I'm working on a draft of a book chapter right now for a volume on interdisciplinarity and academic libraries. The basic idea of my chapter is that digital initiatives are an opportunity for academic libraries to enable interdisciplinary work. One of the points I'm trying to make is that some library digital initiative efforts take a relatively flat and uniform approach to collections that mirrors traditional library collections. Other efforts are more thematic and interpretive in approach and really cross into the realm of digital scholarship.
If you look at a typical academic library's institutional repository or collection of historical images what you see is something very similar to a traditional library catalog or library research database: lots of discreet objects carefully organized in a uniform way with limited ways of interacting with them.
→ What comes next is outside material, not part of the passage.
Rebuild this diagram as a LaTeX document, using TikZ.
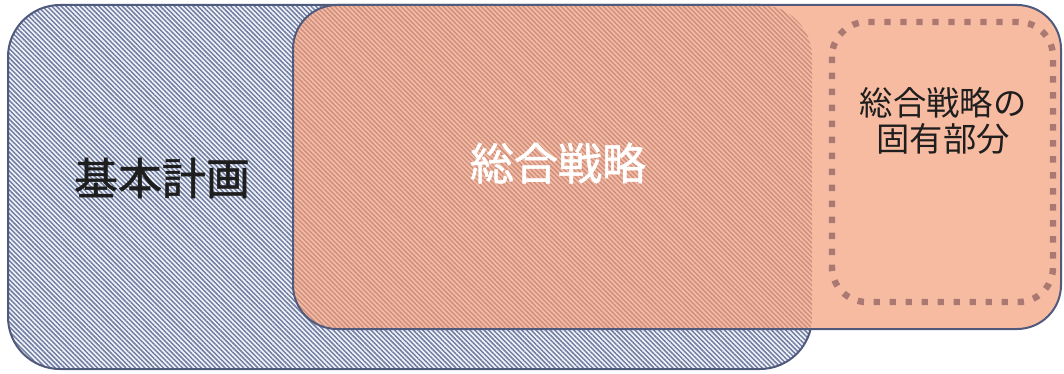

But if you look at some thematic collections like the Homer Multitext project, Hidden Patterns of the Civil War, the St. Gall Monastery Project, the Oregon Explorer or even our own William Stafford Archives you'll see a more interpretative approach to interacting with digital objects, information, and data.
Many institutions that support digital scholarship do it through organizational units outside the library. A configuration where the library handles the collection, organization, and preservation of primary materials and another unit, a digital scholarship center perhaps, creates tools and interfaces for interpretation of those materials is common. University of Richmond follows this model with its library Digital Initiatives unit and its Center for Digital Scholarship.
Things will play out differently depending on the institution, but I think libraries should move into the digital scholarship arena by developing interpretative digital collections. I think this is where we will find compelling projects and opportunities to interact closely with faculty and students.